Arguments Against the Recall
If the recall succeeds, whoever gets the most votes immediately takes office as the new governor. If the voter turnout is low, and it probably will be, particularly in a special election, a very small percentage of the electorate could chose the governor. If the recall is successful, we could see the same tit-for-tat that we now experience in the selection of federal judges. Republican Governors Reagan, Deukmejian, and Wilson all either increased spending, increased taxes, or both. The political instability resulting from the recall effort is damaging California’s credit rating, increasing borrowing costs, and exacerbating the fiscal crisis. The recall is part of a national Republican strategy to gain power by bypassing the normal election system. This is exactly what Republicans did in Florida in 2000, and now they are trying to do it in California in 2003. Voters would choose from a potentially long list of candidates, and only a plurality of votes would be required to win. Because nothing limits the number of candidates who may appear on the ballot, a candidate could win with only a few percentage points. Replacing a legitimately and recently re-elected governor with a candidate who wins by only a small fraction of the vote is not in the democratic tradition, especially when the governor faces no allegations of genuine malfeasance or criminality.
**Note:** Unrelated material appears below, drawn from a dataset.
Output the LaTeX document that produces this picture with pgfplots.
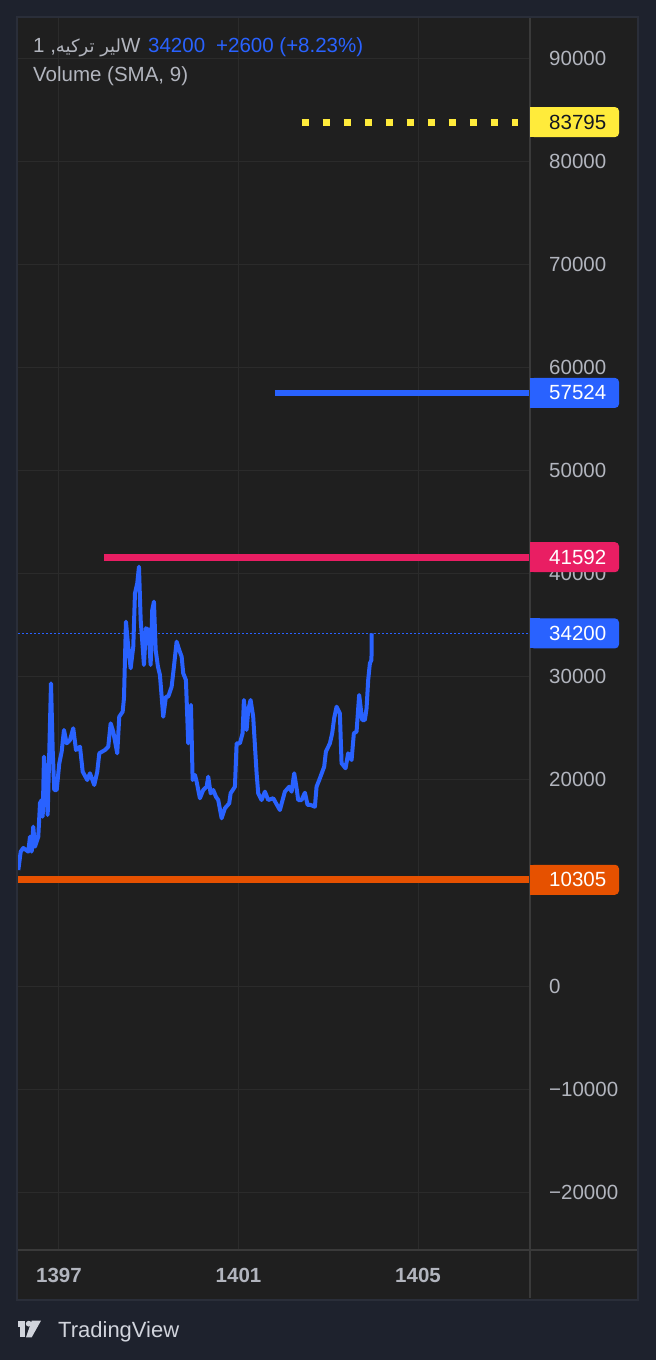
\documentclass[border=0pt]{standalone}
\usepackage{pgfplots}
\pgfplotsset{compat=1.18}
\usepackage{fontspec}
\setmainfont{Liberation Sans}
\newfontfamily\arabicfont[Script=Arabic]{DejaVu Sans}
\TeXXeTstate=1
\definecolor{bgout}{HTML}{1E222D}
\definecolor{panel}{HTML}{1F1F1F}
\definecolor{pborder}{HTML}{2A2E39}
\definecolor{sep}{HTML}{3A3A3A}
\definecolor{gridc}{HTML}{2B2B2B}
\definecolor{tickc}{HTML}{B2B5BE}
\definecolor{tvblue}{HTML}{2962FF}
\definecolor{tvred}{HTML}{E91E63}
\definecolor{tvorange}{HTML}{E65100}
\definecolor{tvyellow}{HTML}{FFEB3B}
\definecolor{logoc}{HTML}{D1D4DC}
\definecolor{darktxt}{HTML}{131722}
\newcommand\tvfont{\fontsize{20.5bp}{24bp}\selectfont}
\newcommand\pbox[4]{%
  \fill[#2,rounded corners=4bp] ([yshift=-15bp]#1) rectangle ([xshift=89bp,yshift=15bp]#1);
  \fill[#2] ([yshift=-15bp]#1) rectangle ([xshift=10bp,yshift=15bp]#1);
  \node[anchor=west, inner sep=0pt, text=#3, font=\tvfont] at ([xshift=19bp]#1) {#4};}
\begin{document}
\begin{tikzpicture}
\fill[bgout] (0,0) rectangle (656bp,1360bp);
\fill[panel] (17bp,60bp) rectangle (638bp,1343bp);
\draw[pborder,line width=2bp] (17bp,60bp) rectangle (638bp,1343bp);
\begin{axis}[at={(18bp,110bp)}, anchor=south west, scale only axis,
  width=512bp, height=1232bp,
  xmin=1396.0869, xmax=1407.4944, ymin=-25606, ymax=93889,
  axis line style={draw=none}, major tick length=0pt,
  scaled ticks=false,
  xtick={1397,1401,1405}, xticklabels={1397,1401,1405},
  ytick={-20000,-10000,0,10000,20000,30000,40000,50000,60000,70000,80000,90000},
  yticklabels={−20000,−10000,0,{},20000,30000,40000,50000,60000,70000,80000,90000},
  grid=major, grid style={gridc, line width=1bp},
  yticklabel pos=right,
  yticklabel style={anchor=west, inner sep=0pt, xshift=19bp, font=\tvfont, text=tickc},
  xticklabel style={anchor=base, inner sep=0pt, yshift=-33bp, font=\bfseries\tvfont, text=tickc},
]
\addplot[tvorange, line width=7bp] coordinates {(1396.0869,10305) (1407.4944,10305)};
\addplot[tvred, line width=7bp] coordinates {(1398.002,41592) (1407.4944,41592)};
\addplot[tvblue, line width=6bp] coordinates {(1401.811,57524) (1407.4944,57524)};
\addplot[tvyellow, line width=7bp, dash pattern=on 7bp off 14bp] coordinates {(1402.405,83795) (1407.238,83795)};
\addplot[tvblue, line width=1.6bp, dash pattern=on 2bp off 2bp] coordinates {(1396.0869,34200) (1407.4944,34200)};
\addplot[tvblue, line width=4bp, line join=round] coordinates {
(1396.094,11250) (1396.147,13030) (1396.205,13390) (1396.316,13030) (1396.354,14480) (1396.392,13030) (1396.427,15450) (1396.465,13510) (1396.539,14480) (1396.577,17750) (1396.615,18040) (1396.637,16420) (1396.666,22240) (1396.710,19690) (1396.748,16590) (1396.784,22730) (1396.822,29360) (1396.860,22890) (1396.895,19010) (1396.949,19010) (1397.007,21600) (1397.060,22730) (1397.111,24830) (1397.171,23540) (1397.245,23860) (1397.318,25000) (1397.379,22890) (1397.468,23210) (1397.528,20790) (1397.630,19980) (1397.690,20630) (1397.786,19500) (1397.853,20790) (1397.898,22570) (1398.024,22890) (1398.098,23210) (1398.151,25480) (1398.209,24670) (1398.298,22570) (1398.343,26120) (1398.419,26610) (1398.448,27910) (1398.492,35340) (1398.543,32910) (1398.597,30820) (1398.655,32910) (1398.693,38090) (1398.744,39060) (1398.782,40670) (1398.820,35500) (1398.864,32910) (1398.893,31140) (1398.938,34700) (1398.998,34530) (1399.042,31140) (1399.078,36470) (1399.116,37280) (1399.154,32590) (1399.205,30970) (1399.249,30170) (1399.323,26120) (1399.383,28060) (1399.434,28060) (1399.510,29030) (1399.561,30970) (1399.621,33400) (1399.679,32590) (1399.733,31940) (1399.768,30330) (1399.828,29680) (1399.880,23540) (1399.940,27260) (1399.978,19980) (1400.029,20470) (1400.067,19820) (1400.140,18210) (1400.214,19010) (1400.290,19330) (1400.325,20300) (1400.379,18690) (1400.437,19010) (1400.497,18360) (1400.548,18040) (1400.624,16270) (1400.697,17240) (1400.793,17720) (1400.824,18690) (1400.920,19330) (1400.958,23540) (1401.031,23540) (1401.091,24510) (1401.120,27740) (1401.180,24830) (1401.216,26770) (1401.269,27740) (1401.327,26120) (1401.403,20630) (1401.439,18690) (1401.514,18040) (1401.588,18850) (1401.662,18040) (1401.773,18210) (1401.922,17070) (1402.033,18850) (1402.129,19330) (1402.183,18850) (1402.241,20630) (1402.294,19180) (1402.330,18040) (1402.405,18040) (1402.479,18750) (1402.539,17560) (1402.606,17560) (1402.702,17390) (1402.739,19330) (1402.813,20150) (1402.909,21270) (1402.947,22730) (1403.036,23540) (1403.087,24510) (1403.131,25970) (1403.185,27090) (1403.258,26450) (1403.296,21600) (1403.385,21120) (1403.443,22570) (1403.519,21920) (1403.570,24510) (1403.630,24670) (1403.688,28230) (1403.755,25800) (1403.815,25800) (1403.853,26940) (1403.889,29680) (1403.927,31300) (1403.962,31620) (1403.968,34200)
};
\coordinate (bY) at (axis cs:1407.4944,83795);
\coordinate (bB) at (axis cs:1407.4944,57524);
\coordinate (bR) at (axis cs:1407.4944,41592);
\coordinate (bC) at (axis cs:1407.4944,34200);
\coordinate (bO) at (axis cs:1407.4944,10305);
\end{axis}
\draw[sep, line width=1.5bp] (530bp,62bp) -- (530bp,1342bp);
\draw[sep, line width=1.5bp] (18bp,110bp) -- (637bp,110bp);
\pbox{bY}{tvyellow}{darktxt}{83795}
\pbox{bB}{tvblue}{white}{57524}
\pbox{bR}{tvred}{white}{41592}
\pbox{bC}{tvblue}{white}{34200}
\pbox{bO}{tvorange}{white}{10305}
\node[anchor=base west, inner sep=0pt, text=tickc, font=\tvfont] at (33bp,1307bp) {1 ,{\arabicfont\fontsize{18bp}{22bp}\selectfont\beginR لیر ترکیه\endR}W};
\node[anchor=base west, inner sep=0pt, text=tvblue, font=\tvfont] at (148bp,1307bp) {34200};
\node[anchor=base west, inner sep=0pt, text=tvblue, font=\tvfont] at (216bp,1307bp) {+2600 (+8.23\%)};
\node[anchor=base west, inner sep=0pt, text=tickc, font=\tvfont] at (33bp,1278bp) {Volume (SMA, 9)};
% TradingView logo
\fill[logoc] (17.5bp,39.3bp) rectangle (25bp,33.3bp);
\fill[logoc] (19.5bp,33.5bp) rectangle (25bp,22.7bp);
\fill[logoc] (28.7bp,36.3bp) circle (2.9bp);
\fill[logoc] (31.7bp,39.3bp) -- (41bp,39.3bp) -- (31.7bp,22.7bp) -- (26bp,22.7bp) -- cycle;
\node[anchor=base west, inner sep=0pt, text=logoc, font=\fontsize{22bp}{26bp}\selectfont] at (58bp,22.5bp) {TradingView};
\end{tikzpicture}
\end{document}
We should not encourage a wealthy, opportunistic, and far too ambitious politician to overturn a fair election. Money already plays too great a role in politics. Using the recall against an elected official simply because you do not like him is unfair and dangerous. During the boom of the 90’s, many Republican legislators voted in favor of budgets that raised spending. And many also sought expensive new projects for their districts.
It is the nationwide recession, encouraged by Bush’s profligate spending and outrageous tax cuts for the wealthy, that must share the blame for fiscal woes that have left all but three states with big deficits. Some of these tapped-out states even have a Republican in the statehouse and Republicans dominating the legislature.